BEGIN

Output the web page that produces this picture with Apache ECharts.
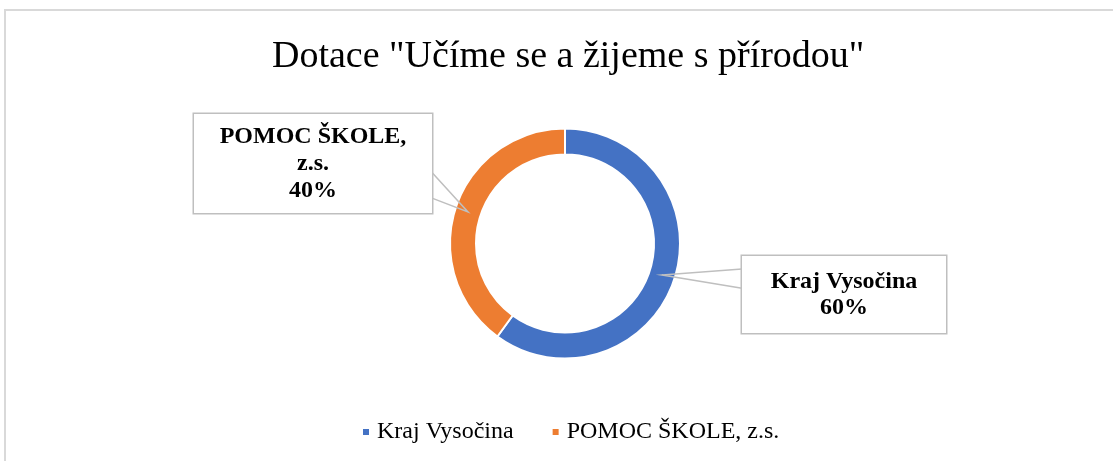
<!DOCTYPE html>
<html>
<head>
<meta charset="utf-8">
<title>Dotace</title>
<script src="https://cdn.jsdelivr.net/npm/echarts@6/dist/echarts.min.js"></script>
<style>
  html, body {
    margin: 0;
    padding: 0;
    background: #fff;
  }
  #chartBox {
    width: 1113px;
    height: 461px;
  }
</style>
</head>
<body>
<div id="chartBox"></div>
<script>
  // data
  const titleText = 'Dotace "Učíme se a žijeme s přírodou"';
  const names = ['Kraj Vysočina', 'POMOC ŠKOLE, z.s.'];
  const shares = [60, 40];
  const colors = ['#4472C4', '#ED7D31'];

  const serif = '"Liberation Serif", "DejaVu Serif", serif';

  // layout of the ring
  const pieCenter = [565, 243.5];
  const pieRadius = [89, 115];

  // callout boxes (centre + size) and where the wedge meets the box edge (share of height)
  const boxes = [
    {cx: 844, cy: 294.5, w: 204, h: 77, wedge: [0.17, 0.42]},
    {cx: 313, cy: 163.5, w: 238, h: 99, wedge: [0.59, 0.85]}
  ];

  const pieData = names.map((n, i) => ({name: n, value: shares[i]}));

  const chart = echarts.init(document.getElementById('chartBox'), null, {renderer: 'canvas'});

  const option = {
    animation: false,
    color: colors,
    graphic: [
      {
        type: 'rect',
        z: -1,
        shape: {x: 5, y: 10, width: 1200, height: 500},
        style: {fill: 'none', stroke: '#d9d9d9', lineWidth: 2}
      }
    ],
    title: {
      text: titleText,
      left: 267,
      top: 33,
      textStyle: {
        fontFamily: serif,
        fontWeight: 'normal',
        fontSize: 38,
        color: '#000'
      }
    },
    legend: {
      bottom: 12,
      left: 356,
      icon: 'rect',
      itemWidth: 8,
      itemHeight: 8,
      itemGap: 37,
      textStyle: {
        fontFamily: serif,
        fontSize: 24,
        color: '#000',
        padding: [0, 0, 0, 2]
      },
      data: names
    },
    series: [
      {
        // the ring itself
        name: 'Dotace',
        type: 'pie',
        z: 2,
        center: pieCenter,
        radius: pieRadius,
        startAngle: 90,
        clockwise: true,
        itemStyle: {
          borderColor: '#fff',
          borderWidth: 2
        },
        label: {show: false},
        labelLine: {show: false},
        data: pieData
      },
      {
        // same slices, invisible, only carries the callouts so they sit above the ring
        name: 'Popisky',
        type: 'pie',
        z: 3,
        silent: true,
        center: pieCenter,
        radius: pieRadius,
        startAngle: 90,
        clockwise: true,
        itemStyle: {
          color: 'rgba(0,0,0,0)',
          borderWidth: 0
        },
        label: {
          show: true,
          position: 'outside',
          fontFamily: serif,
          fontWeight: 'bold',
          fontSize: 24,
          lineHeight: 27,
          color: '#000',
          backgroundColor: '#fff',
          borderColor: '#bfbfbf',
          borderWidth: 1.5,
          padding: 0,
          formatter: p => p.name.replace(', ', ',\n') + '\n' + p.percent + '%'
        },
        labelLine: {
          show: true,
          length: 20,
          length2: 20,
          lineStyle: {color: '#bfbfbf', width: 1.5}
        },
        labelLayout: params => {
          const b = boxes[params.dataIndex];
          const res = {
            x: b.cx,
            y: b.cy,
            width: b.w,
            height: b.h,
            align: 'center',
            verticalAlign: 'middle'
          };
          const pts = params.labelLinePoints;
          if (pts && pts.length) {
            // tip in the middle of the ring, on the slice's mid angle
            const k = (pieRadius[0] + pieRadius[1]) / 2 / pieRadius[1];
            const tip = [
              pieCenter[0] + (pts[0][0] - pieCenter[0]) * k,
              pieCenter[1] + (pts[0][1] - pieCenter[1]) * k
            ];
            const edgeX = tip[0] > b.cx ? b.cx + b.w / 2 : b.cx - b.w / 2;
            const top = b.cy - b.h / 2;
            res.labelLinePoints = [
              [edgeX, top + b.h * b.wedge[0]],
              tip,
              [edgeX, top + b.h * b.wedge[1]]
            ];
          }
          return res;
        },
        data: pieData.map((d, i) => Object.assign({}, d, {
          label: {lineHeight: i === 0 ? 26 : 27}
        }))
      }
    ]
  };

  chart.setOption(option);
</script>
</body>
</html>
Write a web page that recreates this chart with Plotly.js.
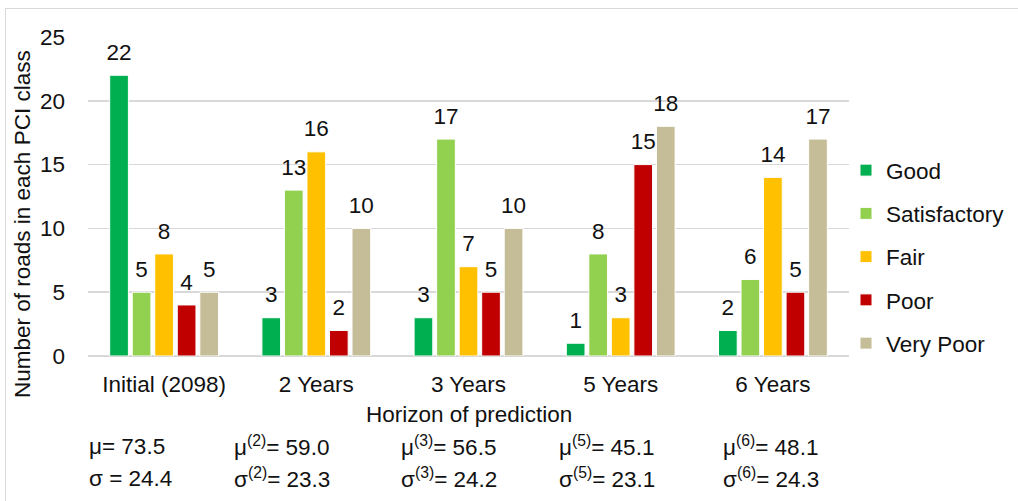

END

**WHAT IS ASKED:** Omit all pictures while transcribing the entries verbatim.

**CORRECT RESPONSE:**
Output the web page that produces this picture with Apache ECharts.
<!DOCTYPE html>
<html>
<head>
<meta charset="utf-8">
<title>Dotace</title>
<script src="https://cdn.jsdelivr.net/npm/echarts@6/dist/echarts.min.js"></script>
<style>
  html, body {
    margin: 0;
    padding: 0;
    background: #fff;
  }
  #chartBox {
    width: 1113px;
    height: 461px;
  }
</style>
</head>
<body>
<div id="chartBox"></div>
<script>
  // data
  const titleText = 'Dotace "Učíme se a žijeme s přírodou"';
  const names = ['Kraj Vysočina', 'POMOC ŠKOLE, z.s.'];
  const shares = [60, 40];
  const colors = ['#4472C4', '#ED7D31'];

  const serif = '"Liberation Serif", "DejaVu Serif", serif';

  // layout of the ring
  const pieCenter = [565, 243.5];
  const pieRadius = [89, 115];

  // callout boxes (centre + size) and where the wedge meets the box edge (share of height)
  const boxes = [
    {cx: 844, cy: 294.5, w: 204, h: 77, wedge: [0.17, 0.42]},
    {cx: 313, cy: 163.5, w: 238, h: 99, wedge: [0.59, 0.85]}
  ];

  const pieData = names.map((n, i) => ({name: n, value: shares[i]}));

  const chart = echarts.init(document.getElementById('chartBox'), null, {renderer: 'canvas'});

  const option = {
    animation: false,
    color: colors,
    graphic: [
      {
        type: 'rect',
        z: -1,
        shape: {x: 5, y: 10, width: 1200, height: 500},
        style: {fill: 'none', stroke: '#d9d9d9', lineWidth: 2}
      }
    ],
    title: {
      text: titleText,
      left: 267,
      top: 33,
      textStyle: {
        fontFamily: serif,
        fontWeight: 'normal',
        fontSize: 38,
        color: '#000'
      }
    },
    legend: {
      bottom: 12,
      left: 356,
      icon: 'rect',
      itemWidth: 8,
      itemHeight: 8,
      itemGap: 37,
      textStyle: {
        fontFamily: serif,
        fontSize: 24,
        color: '#000',
        padding: [0, 0, 0, 2]
      },
      data: names
    },
    series: [
      {
        // the ring itself
        name: 'Dotace',
        type: 'pie',
        z: 2,
        center: pieCenter,
        radius: pieRadius,
        startAngle: 90,
        clockwise: true,
        itemStyle: {
          borderColor: '#fff',
          borderWidth: 2
        },
        label: {show: false},
        labelLine: {show: false},
        data: pieData
      },
      {
        // same slices, invisible, only carries the callouts so they sit above the ring
        name: 'Popisky',
        type: 'pie',
        z: 3,
        silent: true,
        center: pieCenter,
        radius: pieRadius,
        startAngle: 90,
        clockwise: true,
        itemStyle: {
          color: 'rgba(0,0,0,0)',
          borderWidth: 0
        },
        label: {
          show: true,
          position: 'outside',
          fontFamily: serif,
          fontWeight: 'bold',
          fontSize: 24,
          lineHeight: 27,
          color: '#000',
          backgroundColor: '#fff',
          borderColor: '#bfbfbf',
          borderWidth: 1.5,
          padding: 0,
          formatter: p => p.name.replace(', ', ',\n') + '\n' + p.percent + '%'
        },
        labelLine: {
          show: true,
          length: 20,
          length2: 20,
          lineStyle: {color: '#bfbfbf', width: 1.5}
        },
        labelLayout: params => {
          const b = boxes[params.dataIndex];
          const res = {
            x: b.cx,
            y: b.cy,
            width: b.w,
            height: b.h,
            align: 'center',
            verticalAlign: 'middle'
          };
          const pts = params.labelLinePoints;
          if (pts && pts.length) {
            // tip in the middle of the ring, on the slice's mid angle
            const k = (pieRadius[0] + pieRadius[1]) / 2 / pieRadius[1];
            const tip = [
              pieCenter[0] + (pts[0][0] - pieCenter[0]) * k,
              pieCenter[1] + (pts[0][1] - pieCenter[1]) * k
            ];
            const edgeX = tip[0] > b.cx ? b.cx + b.w / 2 : b.cx - b.w / 2;
            const top = b.cy - b.h / 2;
            res.labelLinePoints = [
              [edgeX, top + b.h * b.wedge[0]],
              tip,
              [edgeX, top + b.h * b.wedge[1]]
            ];
          }
          return res;
        },
        data: pieData.map((d, i) => Object.assign({}, d, {
          label: {lineHeight: i === 0 ? 26 : 27}
        }))
      }
    ]
  };

  chart.setOption(option);
</script>
</body>
</html>
Write a web page that recreates this chart with Plotly.js.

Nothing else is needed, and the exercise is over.